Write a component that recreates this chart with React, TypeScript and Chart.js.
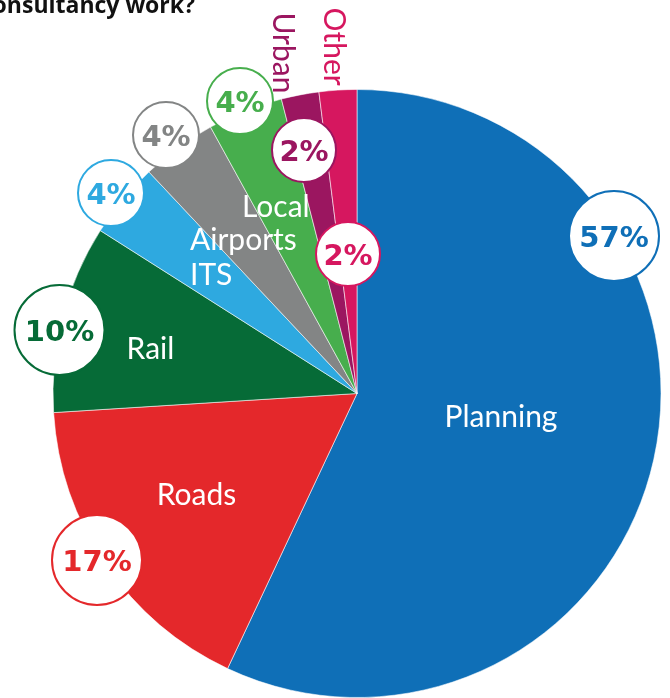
import React, { useEffect, useRef } from "react";
import { Chart, registerables } from "chart.js";

Chart.register(...registerables);

// ---- data ----
const categories = ["Planning", "Roads", "Rail", "ITS", "Airports", "Local", "Urban", "Other"];
const shares = [57, 17, 10, 4, 4, 4, 2, 2];
const sliceColors = ["#0F6FB7", "#E4282B", "#066B37", "#2EA9E0", "#838585", "#47AE4D", "#9B1660", "#D6175F"];
const titleText = "consultancy work?";

// ---- layout of annotations (offsets from pie centre) ----
// text labels: [dx, dy, align, rotated]
const labelLayout: [number, number, CanvasTextAlign, boolean][] = [
  [144, 33.5, "center", false],
  [-160.5, 111.5, "center", false],
  [-206.5, -34.5, "center", false],
  [-167, -108.5, "left", false],
  [-167, -143.5, "left", false],
  [-115, -176.5, "left", false],
  [-84, -381, "left", true],
  [-33, -386, "left", true],
];
// percentage badges: [dx, dy, radius]
const badgeLayout: [number, number, number][] = [
  [257, -157.5, 45],
  [-260, 166.5, 45],
  [-297.5, -63.5, 45],
  [-246, -200.5, 33],
  [-191, -258.5, 33],
  [-117, -292.5, 33],
  [-53, -243.5, 32],
  [-9, -139.5, 32],
];

const annotationPlugin = {
  id: "pieAnnotations",
  afterDatasetsDraw(chart: any) {
    const ctx: CanvasRenderingContext2D = chart.ctx;
    const meta = chart.getDatasetMeta(0);
    const arc = meta.data[0];
    const cx = arc.x;
    const cy = arc.y;
    const values: number[] = chart.data.datasets[0].data;
    const total = values.reduce((a, b) => a + b, 0);

    ctx.save();
    // title (cut off at the left edge, as in the source)
    ctx.fillStyle = "#111111";
    ctx.font = "bold 23px 'Open Sans'";
    ctx.textAlign = "right";
    ctx.textBaseline = "alphabetic";
    ctx.fillText(titleText, 195, 13);

    // labels
    ctx.font = "30px Lato";
    ctx.textBaseline = "alphabetic";
    categories.forEach((name, i) => {
      const [dx, dy, align, rotated] = labelLayout[i];
      if (rotated) {
        ctx.save();
        ctx.translate(cx + dx, cy + dy);
        ctx.rotate(Math.PI / 2);
        ctx.fillStyle = sliceColors[i];
        ctx.textAlign = "left";
        ctx.fillText(name, 0, 0);
        ctx.restore();
      } else {
        ctx.fillStyle = "#FFFFFF";
        ctx.textAlign = align;
        ctx.fillText(name, cx + dx, cy + dy);
      }
    });

    // badges
    values.forEach((v, i) => {
      const [dx, dy, r] = badgeLayout[i];
      const bx = cx + dx;
      const by = cy + dy;
      ctx.beginPath();
      ctx.arc(bx, by, r, 0, Math.PI * 2);
      ctx.fillStyle = "#FFFFFF";
      ctx.fill();
      ctx.lineWidth = 2;
      ctx.strokeStyle = sliceColors[i];
      ctx.stroke();
      ctx.fillStyle = sliceColors[i];
      ctx.font = "bold 29px 'DejaVu Sans'";
      ctx.textAlign = "center";
      ctx.textBaseline = "alphabetic";
      const pct = Math.round((v / total) * 100);
      ctx.fillText(pct + "%", bx, by + 10.5);
    });
    ctx.restore();
  },
};

export default function App() {
  const canvasRef = useRef<HTMLCanvasElement | null>(null);

  useEffect(() => {
    if (!canvasRef.current) return;
    const chart = new Chart(canvasRef.current, {
      type: "pie",
      data: {
        labels: categories,
        datasets: [
          {
            data: shares,
            backgroundColor: sliceColors,
            borderColor: "rgba(255,255,255,0.55)",
            borderWidth: 1,
          },
        ],
      },
      options: {
        responsive: false,
        animation: false,
        devicePixelRatio: 1,
        layout: { padding: { left: 52, right: 8, top: 89, bottom: 0 } },
        plugins: {
          legend: { display: false },
          tooltip: { enabled: false },
          title: { display: false },
        },
      },
      plugins: [annotationPlugin],
    });
    return () => chart.destroy();
  }, []);

  return (
    <div style={{ position: "absolute", left: 0, top: 0, width: 670, height: 698, background: "#FFFFFF" }}>
      <canvas ref={canvasRef} width={670} height={698} style={{ width: 670, height: 698, display: "block" }} />
    </div>
  );
}
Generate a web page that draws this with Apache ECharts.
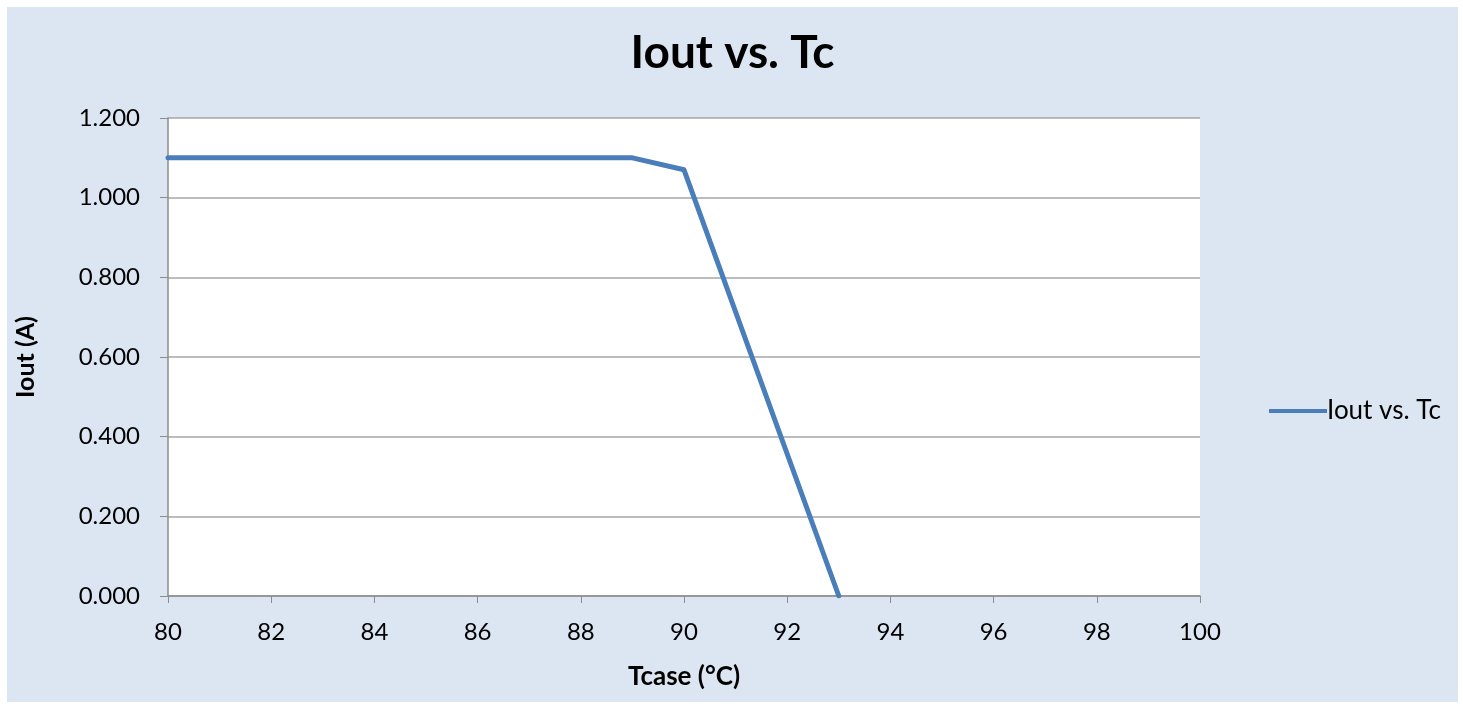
<!DOCTYPE html>
<html><head><meta charset="utf-8">
<script src="https://cdn.jsdelivr.net/npm/echarts@6/dist/echarts.min.js"></script>
<style>
html,body{margin:0;padding:0;background:#fff;width:1463px;height:709px;overflow:hidden}
#c{position:absolute;left:7px;top:7px;width:1451px;height:695px}
</style></head><body><div id="c"></div>
<script>
const tcase = [80, 89, 90, 93];
const iout = [1.1, 1.1, 1.07, 0];
const seriesName = 'Iout vs. Tc';
const titleText = 'Iout vs. Tc';
const xName = 'Tcase (°C)';
const yName = 'Iout (A)';

const font = 'Lato, "Open Sans", sans-serif';
const chart = echarts.init(document.getElementById('c'), null, {renderer:'canvas'});
chart.setOption({
  backgroundColor: '#dce6f2',
  animation: false,
  title: {text: titleText, left: 'center', top: 18,
    textStyle: {fontFamily: font, fontSize: 46, fontWeight: 'bold', color: '#000'}},
  legend: {orient: 'vertical', left: 1257, top: 386, itemWidth: 58, itemHeight: 14, itemGap: 4,
    icon: 'path://M0,5 L58,5 L58,9 L0,9 Z',
    textStyle: {fontFamily: font, fontSize: 26, color: '#000', padding:[0,0,0,-5]},
    data: [seriesName]},
  grid: {left: 161, top: 111, width: 1032, height: 478, show: true, backgroundColor: '#fff', borderWidth: 0,
    containLabel: false, outerBoundsMode: 'none'},
  xAxis: {type: 'value', min: 80, max: 100, interval: 2,
    name: xName, nameLocation: 'middle', nameGap: 68,
    nameTextStyle: {fontFamily: font, fontSize: 26, fontWeight: 'bold', color: '#000'},
    axisLine: {show: true, lineStyle: {color: '#8c8c8c', width: 1.5}},
    axisTick: {show: true, length: 7, inside: false, lineStyle: {color: '#8c8c8c'}},
    axisLabel: {fontFamily: font, fontSize: 24, color: '#000', margin: 24},
    splitLine: {show: false}},
  yAxis: {type: 'value', min: 0, max: 1.2, interval: 0.2,
    name: yName, nameLocation: 'middle', nameGap: 130,
    nameTextStyle: {fontFamily: font, fontSize: 25, fontWeight: 'bold', color: '#000'},
    axisLine: {show: true, lineStyle: {color: '#8c8c8c', width: 1.5}},
    axisTick: {show: true, length: 8, lineStyle: {color: '#8c8c8c'}},
    axisLabel: {fontFamily: font, fontSize: 24, color: '#000', margin: 28,
      formatter: v => v.toFixed(3)},
    splitLine: {show: true, lineStyle: {color: '#a6a6a6', width: 1.5}}},
  series: [{name: seriesName, type: 'line', data: tcase.map((t,i)=>[t, iout[i]]),
    showSymbol: false, symbol: 'none',
    lineStyle: {color: '#4a7ebb', width: 5, cap: 'round', join: 'round'},
    itemStyle: {color: '#4a7ebb'}}]
});
</script></body></html>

» **What needs to be done**:
Leave out the pictures and return every record word for word.

» **Final result**:
Write a component that recreates this chart with React, TypeScript and Chart.js.
import React, { useEffect, useRef } from "react";
import { Chart, registerables } from "chart.js";

Chart.register(...registerables);

// ---- data ----
const categories = ["Planning", "Roads", "Rail", "ITS", "Airports", "Local", "Urban", "Other"];
const shares = [57, 17, 10, 4, 4, 4, 2, 2];
const sliceColors = ["#0F6FB7", "#E4282B", "#066B37", "#2EA9E0", "#838585", "#47AE4D", "#9B1660", "#D6175F"];
const titleText = "consultancy work?";

// ---- layout of annotations (offsets from pie centre) ----
// text labels: [dx, dy, align, rotated]
const labelLayout: [number, number, CanvasTextAlign, boolean][] = [
  [144, 33.5, "center", false],
  [-160.5, 111.5, "center", false],
  [-206.5, -34.5, "center", false],
  [-167, -108.5, "left", false],
  [-167, -143.5, "left", false],
  [-115, -176.5, "left", false],
  [-84, -381, "left", true],
  [-33, -386, "left", true],
];
// percentage badges: [dx, dy, radius]
const badgeLayout: [number, number, number][] = [
  [257, -157.5, 45],
  [-260, 166.5, 45],
  [-297.5, -63.5, 45],
  [-246, -200.5, 33],
  [-191, -258.5, 33],
  [-117, -292.5, 33],
  [-53, -243.5, 32],
  [-9, -139.5, 32],
];

const annotationPlugin = {
  id: "pieAnnotations",
  afterDatasetsDraw(chart: any) {
    const ctx: CanvasRenderingContext2D = chart.ctx;
    const meta = chart.getDatasetMeta(0);
    const arc = meta.data[0];
    const cx = arc.x;
    const cy = arc.y;
    const values: number[] = chart.data.datasets[0].data;
    const total = values.reduce((a, b) => a + b, 0);

    ctx.save();
    // title (cut off at the left edge, as in the source)
    ctx.fillStyle = "#111111";
    ctx.font = "bold 23px 'Open Sans'";
    ctx.textAlign = "right";
    ctx.textBaseline = "alphabetic";
    ctx.fillText(titleText, 195, 13);

    // labels
    ctx.font = "30px Lato";
    ctx.textBaseline = "alphabetic";
    categories.forEach((name, i) => {
      const [dx, dy, align, rotated] = labelLayout[i];
      if (rotated) {
        ctx.save();
        ctx.translate(cx + dx, cy + dy);
        ctx.rotate(Math.PI / 2);
        ctx.fillStyle = sliceColors[i];
        ctx.textAlign = "left";
        ctx.fillText(name, 0, 0);
        ctx.restore();
      } else {
        ctx.fillStyle = "#FFFFFF";
        ctx.textAlign = align;
        ctx.fillText(name, cx + dx, cy + dy);
      }
    });

    // badges
    values.forEach((v, i) => {
      const [dx, dy, r] = badgeLayout[i];
      const bx = cx + dx;
      const by = cy + dy;
      ctx.beginPath();
      ctx.arc(bx, by, r, 0, Math.PI * 2);
      ctx.fillStyle = "#FFFFFF";
      ctx.fill();
      ctx.lineWidth = 2;
      ctx.strokeStyle = sliceColors[i];
      ctx.stroke();
      ctx.fillStyle = sliceColors[i];
      ctx.font = "bold 29px 'DejaVu Sans'";
      ctx.textAlign = "center";
      ctx.textBaseline = "alphabetic";
      const pct = Math.round((v / total) * 100);
      ctx.fillText(pct + "%", bx, by + 10.5);
    });
    ctx.restore();
  },
};

export default function App() {
  const canvasRef = useRef<HTMLCanvasElement | null>(null);

  useEffect(() => {
    if (!canvasRef.current) return;
    const chart = new Chart(canvasRef.current, {
      type: "pie",
      data: {
        labels: categories,
        datasets: [
          {
            data: shares,
            backgroundColor: sliceColors,
            borderColor: "rgba(255,255,255,0.55)",
            borderWidth: 1,
          },
        ],
      },
      options: {
        responsive: false,
        animation: false,
        devicePixelRatio: 1,
        layout: { padding: { left: 52, right: 8, top: 89, bottom: 0 } },
        plugins: {
          legend: { display: false },
          tooltip: { enabled: false },
          title: { display: false },
        },
      },
      plugins: [annotationPlugin],
    });
    return () => chart.destroy();
  }, []);

  return (
    <div style={{ position: "absolute", left: 0, top: 0, width: 670, height: 698, background: "#FFFFFF" }}>
      <canvas ref={canvasRef} width={670} height={698} style={{ width: 670, height: 698, display: "block" }} />
    </div>
  );
}
Generate a web page that draws this with Apache ECharts.
<!DOCTYPE html>
<html><head><meta charset="utf-8">
<script src="https://cdn.jsdelivr.net/npm/echarts@6/dist/echarts.min.js"></script>
<style>
html,body{margin:0;padding:0;background:#fff;width:1463px;height:709px;overflow:hidden}
#c{position:absolute;left:7px;top:7px;width:1451px;height:695px}
</style></head><body><div id="c"></div>
<script>
const tcase = [80, 89, 90, 93];
const iout = [1.1, 1.1, 1.07, 0];
const seriesName = 'Iout vs. Tc';
const titleText = 'Iout vs. Tc';
const xName = 'Tcase (°C)';
const yName = 'Iout (A)';

const font = 'Lato, "Open Sans", sans-serif';
const chart = echarts.init(document.getElementById('c'), null, {renderer:'canvas'});
chart.setOption({
  backgroundColor: '#dce6f2',
  animation: false,
  title: {text: titleText, left: 'center', top: 18,
    textStyle: {fontFamily: font, fontSize: 46, fontWeight: 'bold', color: '#000'}},
  legend: {orient: 'vertical', left: 1257, top: 386, itemWidth: 58, itemHeight: 14, itemGap: 4,
    icon: 'path://M0,5 L58,5 L58,9 L0,9 Z',
    textStyle: {fontFamily: font, fontSize: 26, color: '#000', padding:[0,0,0,-5]},
    data: [seriesName]},
  grid: {left: 161, top: 111, width: 1032, height: 478, show: true, backgroundColor: '#fff', borderWidth: 0,
    containLabel: false, outerBoundsMode: 'none'},
  xAxis: {type: 'value', min: 80, max: 100, interval: 2,
    name: xName, nameLocation: 'middle', nameGap: 68,
    nameTextStyle: {fontFamily: font, fontSize: 26, fontWeight: 'bold', color: '#000'},
    axisLine: {show: true, lineStyle: {color: '#8c8c8c', width: 1.5}},
    axisTick: {show: true, length: 7, inside: false, lineStyle: {color: '#8c8c8c'}},
    axisLabel: {fontFamily: font, fontSize: 24, color: '#000', margin: 24},
    splitLine: {show: false}},
  yAxis: {type: 'value', min: 0, max: 1.2, interval: 0.2,
    name: yName, nameLocation: 'middle', nameGap: 130,
    nameTextStyle: {fontFamily: font, fontSize: 25, fontWeight: 'bold', color: '#000'},
    axisLine: {show: true, lineStyle: {color: '#8c8c8c', width: 1.5}},
    axisTick: {show: true, length: 8, lineStyle: {color: '#8c8c8c'}},
    axisLabel: {fontFamily: font, fontSize: 24, color: '#000', margin: 28,
      formatter: v => v.toFixed(3)},
    splitLine: {show: true, lineStyle: {color: '#a6a6a6', width: 1.5}}},
  series: [{name: seriesName, type: 'line', data: tcase.map((t,i)=>[t, iout[i]]),
    showSymbol: false, symbol: 'none',
    lineStyle: {color: '#4a7ebb', width: 5, cap: 'round', join: 'round'},
    itemStyle: {color: '#4a7ebb'}}]
});
</script></body></html>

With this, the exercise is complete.